Fazia 43º C, eu usava chapéu e minha mãe ficava passando a mão no meu cabelo. Ela me trouxe fotos da família e uma camisa do Criciúma [Esporte Clube, time catarinense de futebol]. Choramos as duas durante mais de uma hora. E eu não sou de chorar.
Meus irmãos e meu pai foram deportados antes, mas fiquei. Tinha acabado de entrar na universidade.
Hoje tenho 25, mas desde os seis anos moro aqui. Decidi ficar e lutar para mudar as leis deste país.
Meu pai trabalhava em minas de carvão em Santa Catarina. Era muito perigoso. Ele tinha um irmão vivendo nos EUA que o convenceu de que seria melhor vir pra cá.
Ele chegou primeiro. Minha mãe pegou os três filhos -meu irmão de dez anos, minha irmãzinha de um ano e meio e eu-, voamos até a Cidade do México e depois pegamos vários ônibus até a fronteira.
Só lembro que tivemos que dormir a céu aberto, no chão, e que fiquei com muita fome e escondida.
Lembro da primeira vez que minha mãe perguntou se eu gostava de morar nos Estados Unidos. Eu disse que não, porque tinha dificuldades com o inglês.
Ela perguntou se eu queria voltar. Respondi na hora que não. A última coisa do mundo seria voltar a fazer aquela jornada insana.
Meus pais trabalharam duro. Ficamos só um ano em Minnesota [Estado no Meio-Oeste dos EUA]. Eles andavam com umas pás tirando a neve para as pessoas.
Quando mudamos para Massachusetts, minha mãe passou a trabalhar como faxineira, e meu pai começou a fazer pães.
Só que, em 2001, com sete anos aqui, meu pai teve o pedido para visto permanente negado e precisou voltar. O processo foi muito estressante para todos e meu pai e minha mãe acabaram se separando. Ela decidiu ficar.
Em 2007, meu irmão foi detido pela polícia como ilegal. E disseram para ele que estavam atrás da minha mãe. Ela foi à Imigração e os dois foram deportados. Mas eu decidi ficar. Tinha 19 anos.
Criei um movimento com outros estudantes sem documentos. Pela primeira vez, tive que morar sozinha, pagar minhas contas.
Trabalhei em loja, fiz faxina, fui babá, virei monitora de inglês para estrangeiros, sempre com dois empregos ao mesmo tempo. Teve hora em que não consegui pagar o aluguel e fui quase despejada.

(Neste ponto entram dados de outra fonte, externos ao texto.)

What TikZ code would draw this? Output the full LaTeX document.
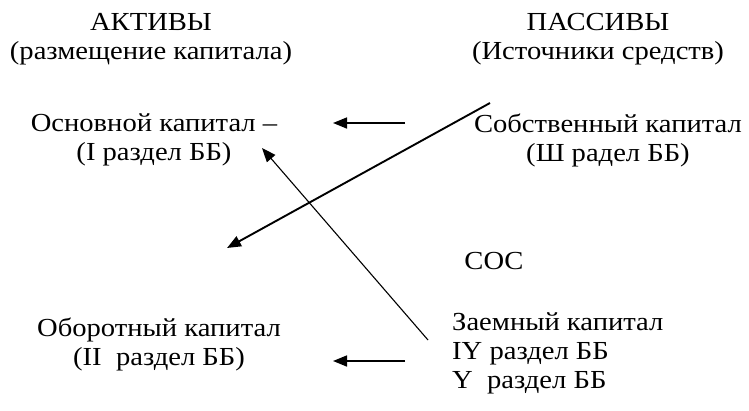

Comecei a estudar política pública e direito na Universidade de Massachusetts [Estado na Costa Leste dos EUA], mas, como sou ilegal e não tenho direito a empréstimos do governo, consegui uma bolsa pequena.

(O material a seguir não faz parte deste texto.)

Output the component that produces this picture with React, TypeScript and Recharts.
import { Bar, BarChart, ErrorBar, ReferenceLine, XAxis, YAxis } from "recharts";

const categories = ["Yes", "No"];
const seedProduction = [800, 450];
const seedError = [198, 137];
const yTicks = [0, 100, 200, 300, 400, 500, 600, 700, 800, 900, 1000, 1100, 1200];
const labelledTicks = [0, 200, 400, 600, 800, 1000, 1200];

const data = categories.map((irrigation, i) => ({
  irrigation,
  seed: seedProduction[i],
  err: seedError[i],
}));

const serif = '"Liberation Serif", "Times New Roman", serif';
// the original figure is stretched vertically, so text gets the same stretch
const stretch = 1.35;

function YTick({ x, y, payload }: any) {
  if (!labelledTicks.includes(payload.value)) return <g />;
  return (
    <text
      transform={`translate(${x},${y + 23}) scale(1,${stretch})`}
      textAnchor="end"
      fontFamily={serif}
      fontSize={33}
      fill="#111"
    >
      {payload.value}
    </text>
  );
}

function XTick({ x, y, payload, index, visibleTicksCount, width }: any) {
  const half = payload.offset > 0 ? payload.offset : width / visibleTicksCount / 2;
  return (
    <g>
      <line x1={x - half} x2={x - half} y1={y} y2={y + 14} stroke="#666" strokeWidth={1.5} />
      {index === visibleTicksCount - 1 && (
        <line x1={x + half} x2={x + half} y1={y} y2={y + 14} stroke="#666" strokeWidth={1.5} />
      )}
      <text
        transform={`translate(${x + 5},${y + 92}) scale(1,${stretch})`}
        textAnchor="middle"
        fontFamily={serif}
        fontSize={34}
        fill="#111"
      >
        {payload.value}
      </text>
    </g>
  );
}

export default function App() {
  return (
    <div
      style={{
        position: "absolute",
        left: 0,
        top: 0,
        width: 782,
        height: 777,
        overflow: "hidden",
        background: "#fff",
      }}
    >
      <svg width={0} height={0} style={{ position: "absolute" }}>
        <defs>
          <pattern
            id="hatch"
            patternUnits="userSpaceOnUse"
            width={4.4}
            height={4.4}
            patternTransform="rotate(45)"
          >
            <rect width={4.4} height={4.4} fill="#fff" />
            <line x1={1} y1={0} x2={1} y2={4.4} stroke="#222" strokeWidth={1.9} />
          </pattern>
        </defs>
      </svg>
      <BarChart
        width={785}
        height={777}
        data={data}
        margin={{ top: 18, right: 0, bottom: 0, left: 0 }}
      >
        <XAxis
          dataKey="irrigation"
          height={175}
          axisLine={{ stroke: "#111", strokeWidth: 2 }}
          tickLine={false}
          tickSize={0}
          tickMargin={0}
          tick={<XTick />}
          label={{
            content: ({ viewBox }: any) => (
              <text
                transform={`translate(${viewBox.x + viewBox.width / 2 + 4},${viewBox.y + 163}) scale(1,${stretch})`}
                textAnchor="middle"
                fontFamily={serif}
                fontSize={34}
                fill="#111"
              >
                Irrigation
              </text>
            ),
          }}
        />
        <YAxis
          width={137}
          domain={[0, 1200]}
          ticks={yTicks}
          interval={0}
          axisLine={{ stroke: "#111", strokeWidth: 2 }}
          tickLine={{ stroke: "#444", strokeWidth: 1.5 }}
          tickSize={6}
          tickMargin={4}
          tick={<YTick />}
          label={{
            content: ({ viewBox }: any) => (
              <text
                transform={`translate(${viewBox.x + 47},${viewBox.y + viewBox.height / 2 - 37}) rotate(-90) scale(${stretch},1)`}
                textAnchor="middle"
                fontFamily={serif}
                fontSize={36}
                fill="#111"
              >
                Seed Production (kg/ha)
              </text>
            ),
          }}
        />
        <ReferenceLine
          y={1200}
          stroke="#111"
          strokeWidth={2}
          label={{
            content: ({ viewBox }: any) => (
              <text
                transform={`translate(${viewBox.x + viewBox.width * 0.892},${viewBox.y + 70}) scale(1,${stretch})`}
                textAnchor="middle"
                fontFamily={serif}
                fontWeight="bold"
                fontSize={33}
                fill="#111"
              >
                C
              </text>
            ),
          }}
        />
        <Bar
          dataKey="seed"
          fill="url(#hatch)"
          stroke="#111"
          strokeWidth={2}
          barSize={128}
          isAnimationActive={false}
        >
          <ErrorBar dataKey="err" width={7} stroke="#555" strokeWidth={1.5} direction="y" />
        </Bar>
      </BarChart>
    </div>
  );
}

Estudo devagar; curso um semestre e paro outro, conforme consigo pagar as taxas. Ainda falta um ano e meio para eu me formar.

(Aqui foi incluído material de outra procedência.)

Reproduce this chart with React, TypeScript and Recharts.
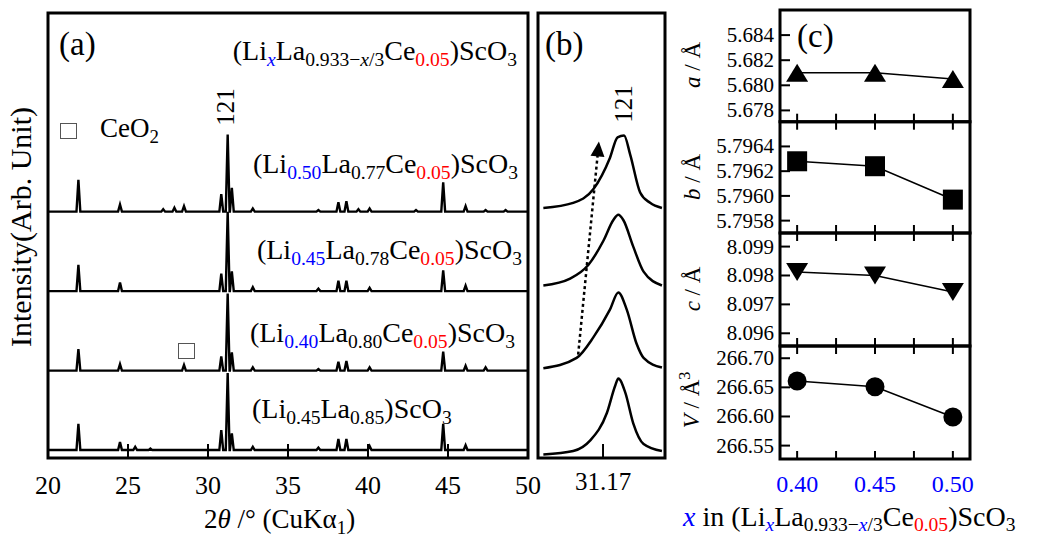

Mas atualmente sou coordenadora da ONG Student Immigrant Movement ["movimento dos imigrantes estudantes", em inglês].
Conseguimos várias doações para pagar as passagens da minha mãe e de parentes de outros dois amigos na mesma situação, além de chamar a atenção das pessoas.
Tem gente que acha que ilegal é criminoso e precisa ser deportado, então precisamos contar o nosso lado.
Já fui várias vezes a Washington. Já fui recebida pelos senadores Chuck Shummer, Marco Rubio e Dick Durbin. Só falta encontrar o [presidente Barack] Obama.
PASSO PARA A CIDADANIA
Não sei se a lei que será aprovada será a ideal, mas pelo menos criará um passo a passo para se chegar à cidadania plena. Mesmo com medo de ser deportada, desde 2008 conto a minha história.
No ano passado, Obama decidiu não deportar mais os imigrantes que tenham vindo para cá menores de idade.
Minha mãe, por ter sido deportada, está proibida de pisar no país por dez anos. Enquanto ela chorava naquela cerca, pediu-me para voltar com ela. Disse que não, e ela entendeu. Luto para que as famílias possam ser reunidas de novo. Será uma nova luta.